[start]

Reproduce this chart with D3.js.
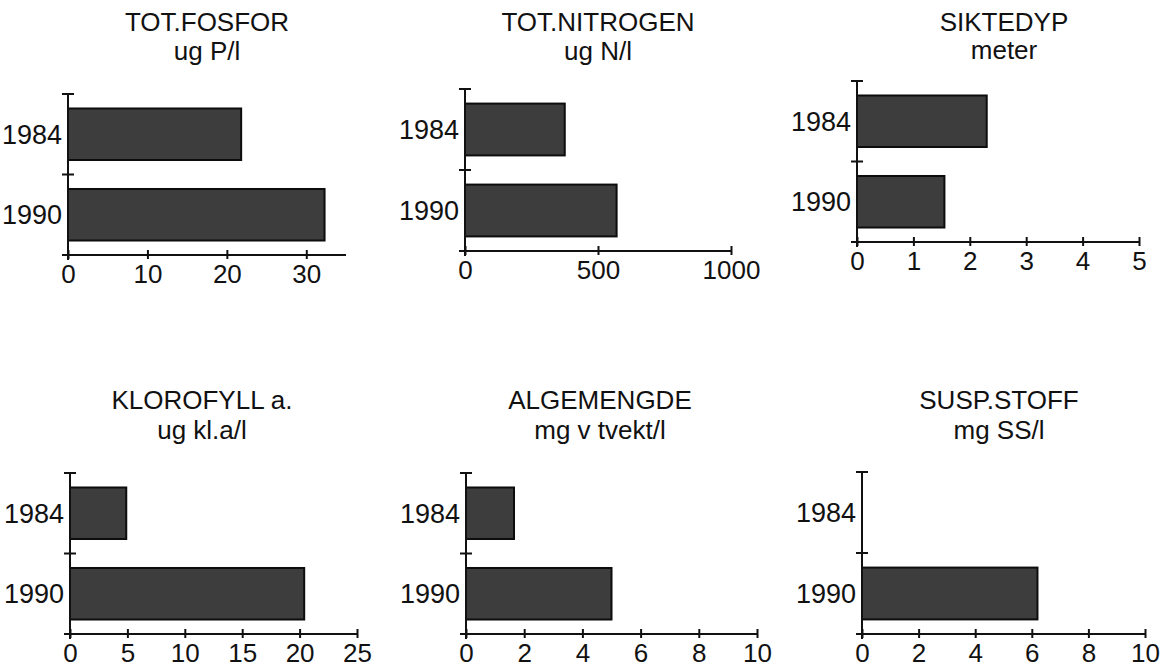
<!DOCTYPE html>
<html>
<head>
<meta charset="utf-8">
<script src="https://d3js.org/d3.v7.min.js"></script>
<style>
  body { margin: 0; background: #fff; }
  svg { display: block; font-family: "Liberation Sans", Arial, Helvetica, sans-serif; }
</style>
</head>
<body>
<div id="chart"></div>
<script>
// Data (1984 vs 1990)
const years = ["1984", "1990"];

const fosfor = [21.8, 32.3];       // ug P/l
const nitrogen = [375, 570];       // ug N/l
const siktedyp = [2.3, 1.55];      // meter
const klorofyll = [4.9, 20.4];     // ug kl.a/l
const algemengde = [1.65, 5.0];    // mg v tvekt/l
const suspStoff = [null, 6.2];     // mg SS/l (no 1984 value)

const fosforTicks = [0, 10, 20, 30];
const nitrogenTicks = [0, 500, 1000];
const siktedypTicks = [0, 1, 2, 3, 4, 5];
const klorofyllTicks = [0, 5, 10, 15, 20, 25];
const algemengdeTicks = [0, 2, 4, 6, 8, 10];
const suspStoffTicks = [0, 2, 4, 6, 8, 10];

const width = 1166, height = 667;

const svg = d3.select("#chart")
    .append("svg")
    .attr("width", width)
    .attr("height", height);

function drawPanel({
    title,        // first title line
    unit,         // second title line
    values,       // one value per year
    ticks,        // x tick values
    xMax,         // end of x domain
    left,         // pixel x of the value 0
    right,        // pixel x of xMax
    top,          // top of the y axis
    bottom,       // y of the x axis
    titleX,       // centre of the title
    titleY        // baselines of the two title lines
}) {
    const g = svg.append("g");

    const x = d3.scaleLinear().domain([0, xMax]).range([left, right]);
    const y = d3.scaleBand().domain(years).range([top, bottom])
        .paddingInner(0.36).paddingOuter(0.18);

    // title, two lines
    g.append("text")
        .attr("x", titleX).attr("y", titleY[0])
        .attr("text-anchor", "middle")
        .attr("font-size", 26)
        .attr("fill", "#111")
        .text(title);
    g.append("text")
        .attr("x", titleX).attr("y", titleY[1])
        .attr("text-anchor", "middle")
        .attr("font-size", 26)
        .attr("fill", "#111")
        .text(unit);

    // bars
    const rows = years.map((yr, i) => ({ year: yr, value: values[i] }))
        .filter(d => d.value != null);
    g.selectAll("rect")
        .data(rows)
        .enter()
        .append("rect")
        .attr("x", x(0))
        .attr("y", d => y(d.year))
        .attr("width", d => x(d.value) - x(0))
        .attr("height", y.bandwidth())
        .attr("fill", "#3d3d3d")
        .attr("stroke", "#0d0d0d")
        .attr("stroke-width", 2);

    // y axis line with cross ticks at band boundaries
    g.append("line")
        .attr("x1", x(0)).attr("x2", x(0))
        .attr("y1", top).attr("y2", bottom + 5)
        .attr("stroke", "#111").attr("stroke-width", 2);
    const step = y.step();
    [0, 1].forEach(i => {
        g.append("line")
            .attr("x1", x(0) - 6).attr("x2", x(0) + 6)
            .attr("y1", top + i * step).attr("y2", top + i * step)
            .attr("stroke", "#111").attr("stroke-width", 2);
    });

    // year labels
    g.selectAll(".year")
        .data(years)
        .enter()
        .append("text")
        .attr("class", "year")
        .attr("x", x(0) - 6)
        .attr("y", d => y(d) + y.bandwidth() / 2)
        .attr("dy", "0.36em")
        .attr("text-anchor", "end")
        .attr("font-size", 27)
        .attr("fill", "#111")
        .text(d => d);

    // x axis
    const xAxis = d3.axisBottom(x)
        .tickValues(ticks)
        .tickFormat(d3.format("d"))
        .tickSize(4)
        .tickPadding(6);
    g.append("g")
        .attr("transform", `translate(0,${bottom})`)
        .call(xAxis)
        .call(a => a.select(".domain").remove())
        .call(a => a.selectAll(".tick line")
            .attr("y1", -5).attr("y2", 4)
            .attr("stroke", "#111").attr("stroke-width", 2))
        .call(a => a.selectAll(".tick text")
            .attr("y", 28).attr("dy", null)
            .attr("font-size", 26)
            .attr("font-family", "Liberation Sans, Arial, sans-serif")
            .attr("fill", "#111"));
    g.append("line")
        .attr("x1", x(0) - 6).attr("x2", x(xMax))
        .attr("y1", bottom).attr("y2", bottom)
        .attr("stroke", "#111").attr("stroke-width", 2);
}

drawPanel({ title: "TOT.FOSFOR", unit: "ug P/l", values: fosfor, ticks: fosforTicks, xMax: 35,
    left: 68, right: 346, top: 94, bottom: 255, titleX: 207, titleY: [31, 60] });
drawPanel({ title: "TOT.NITROGEN", unit: "ug N/l", values: nitrogen, ticks: nitrogenTicks, xMax: 1000,
    left: 465, right: 731, top: 89, bottom: 251, titleX: 598, titleY: [31, 60] });
drawPanel({ title: "SIKTEDYP", unit: "meter", values: siktedyp, ticks: siktedypTicks, xMax: 5,
    left: 857, right: 1139, top: 81, bottom: 242, titleX: 1004, titleY: [31, 59] });
drawPanel({ title: "KLOROFYLL a.", unit: "ug kl.a/l", values: klorofyll, ticks: klorofyllTicks, xMax: 25,
    left: 70, right: 357, top: 473, bottom: 634, titleX: 202, titleY: [409, 439] });
drawPanel({ title: "ALGEMENGDE", unit: "mg v tvekt/l", values: algemengde, ticks: algemengdeTicks, xMax: 10,
    left: 466, right: 757, top: 473, bottom: 634, titleX: 600, titleY: [409, 439] });
drawPanel({ title: "SUSP.STOFF", unit: "mg SS/l", values: suspStoff, ticks: suspStoffTicks, xMax: 10,
    left: 862, right: 1145, top: 472, bottom: 634, titleX: 999, titleY: [409, 439] });
</script>
</body>
</html>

[end]

Return all of the data exactly as written, and drop the pictures.

> **EXERCISE OUTPUT**
Reproduce this chart with D3.js.
<!DOCTYPE html>
<html>
<head>
<meta charset="utf-8">
<script src="https://d3js.org/d3.v7.min.js"></script>
<style>
  body { margin: 0; background: #fff; }
  svg { display: block; font-family: "Liberation Sans", Arial, Helvetica, sans-serif; }
</style>
</head>
<body>
<div id="chart"></div>
<script>
// Data (1984 vs 1990)
const years = ["1984", "1990"];

const fosfor = [21.8, 32.3];       // ug P/l
const nitrogen = [375, 570];       // ug N/l
const siktedyp = [2.3, 1.55];      // meter
const klorofyll = [4.9, 20.4];     // ug kl.a/l
const algemengde = [1.65, 5.0];    // mg v tvekt/l
const suspStoff = [null, 6.2];     // mg SS/l (no 1984 value)

const fosforTicks = [0, 10, 20, 30];
const nitrogenTicks = [0, 500, 1000];
const siktedypTicks = [0, 1, 2, 3, 4, 5];
const klorofyllTicks = [0, 5, 10, 15, 20, 25];
const algemengdeTicks = [0, 2, 4, 6, 8, 10];
const suspStoffTicks = [0, 2, 4, 6, 8, 10];

const width = 1166, height = 667;

const svg = d3.select("#chart")
    .append("svg")
    .attr("width", width)
    .attr("height", height);

function drawPanel({
    title,        // first title line
    unit,         // second title line
    values,       // one value per year
    ticks,        // x tick values
    xMax,         // end of x domain
    left,         // pixel x of the value 0
    right,        // pixel x of xMax
    top,          // top of the y axis
    bottom,       // y of the x axis
    titleX,       // centre of the title
    titleY        // baselines of the two title lines
}) {
    const g = svg.append("g");

    const x = d3.scaleLinear().domain([0, xMax]).range([left, right]);
    const y = d3.scaleBand().domain(years).range([top, bottom])
        .paddingInner(0.36).paddingOuter(0.18);

    // title, two lines
    g.append("text")
        .attr("x", titleX).attr("y", titleY[0])
        .attr("text-anchor", "middle")
        .attr("font-size", 26)
        .attr("fill", "#111")
        .text(title);
    g.append("text")
        .attr("x", titleX).attr("y", titleY[1])
        .attr("text-anchor", "middle")
        .attr("font-size", 26)
        .attr("fill", "#111")
        .text(unit);

    // bars
    const rows = years.map((yr, i) => ({ year: yr, value: values[i] }))
        .filter(d => d.value != null);
    g.selectAll("rect")
        .data(rows)
        .enter()
        .append("rect")
        .attr("x", x(0))
        .attr("y", d => y(d.year))
        .attr("width", d => x(d.value) - x(0))
        .attr("height", y.bandwidth())
        .attr("fill", "#3d3d3d")
        .attr("stroke", "#0d0d0d")
        .attr("stroke-width", 2);

    // y axis line with cross ticks at band boundaries
    g.append("line")
        .attr("x1", x(0)).attr("x2", x(0))
        .attr("y1", top).attr("y2", bottom + 5)
        .attr("stroke", "#111").attr("stroke-width", 2);
    const step = y.step();
    [0, 1].forEach(i => {
        g.append("line")
            .attr("x1", x(0) - 6).attr("x2", x(0) + 6)
            .attr("y1", top + i * step).attr("y2", top + i * step)
            .attr("stroke", "#111").attr("stroke-width", 2);
    });

    // year labels
    g.selectAll(".year")
        .data(years)
        .enter()
        .append("text")
        .attr("class", "year")
        .attr("x", x(0) - 6)
        .attr("y", d => y(d) + y.bandwidth() / 2)
        .attr("dy", "0.36em")
        .attr("text-anchor", "end")
        .attr("font-size", 27)
        .attr("fill", "#111")
        .text(d => d);

    // x axis
    const xAxis = d3.axisBottom(x)
        .tickValues(ticks)
        .tickFormat(d3.format("d"))
        .tickSize(4)
        .tickPadding(6);
    g.append("g")
        .attr("transform", `translate(0,${bottom})`)
        .call(xAxis)
        .call(a => a.select(".domain").remove())
        .call(a => a.selectAll(".tick line")
            .attr("y1", -5).attr("y2", 4)
            .attr("stroke", "#111").attr("stroke-width", 2))
        .call(a => a.selectAll(".tick text")
            .attr("y", 28).attr("dy", null)
            .attr("font-size", 26)
            .attr("font-family", "Liberation Sans, Arial, sans-serif")
            .attr("fill", "#111"));
    g.append("line")
        .attr("x1", x(0) - 6).attr("x2", x(xMax))
        .attr("y1", bottom).attr("y2", bottom)
        .attr("stroke", "#111").attr("stroke-width", 2);
}

drawPanel({ title: "TOT.FOSFOR", unit: "ug P/l", values: fosfor, ticks: fosforTicks, xMax: 35,
    left: 68, right: 346, top: 94, bottom: 255, titleX: 207, titleY: [31, 60] });
drawPanel({ title: "TOT.NITROGEN", unit: "ug N/l", values: nitrogen, ticks: nitrogenTicks, xMax: 1000,
    left: 465, right: 731, top: 89, bottom: 251, titleX: 598, titleY: [31, 60] });
drawPanel({ title: "SIKTEDYP", unit: "meter", values: siktedyp, ticks: siktedypTicks, xMax: 5,
    left: 857, right: 1139, top: 81, bottom: 242, titleX: 1004, titleY: [31, 59] });
drawPanel({ title: "KLOROFYLL a.", unit: "ug kl.a/l", values: klorofyll, ticks: klorofyllTicks, xMax: 25,
    left: 70, right: 357, top: 473, bottom: 634, titleX: 202, titleY: [409, 439] });
drawPanel({ title: "ALGEMENGDE", unit: "mg v tvekt/l", values: algemengde, ticks: algemengdeTicks, xMax: 10,
    left: 466, right: 757, top: 473, bottom: 634, titleX: 600, titleY: [409, 439] });
drawPanel({ title: "SUSP.STOFF", unit: "mg SS/l", values: suspStoff, ticks: suspStoffTicks, xMax: 10,
    left: 862, right: 1145, top: 472, bottom: 634, titleX: 999, titleY: [409, 439] });
</script>
</body>
</html>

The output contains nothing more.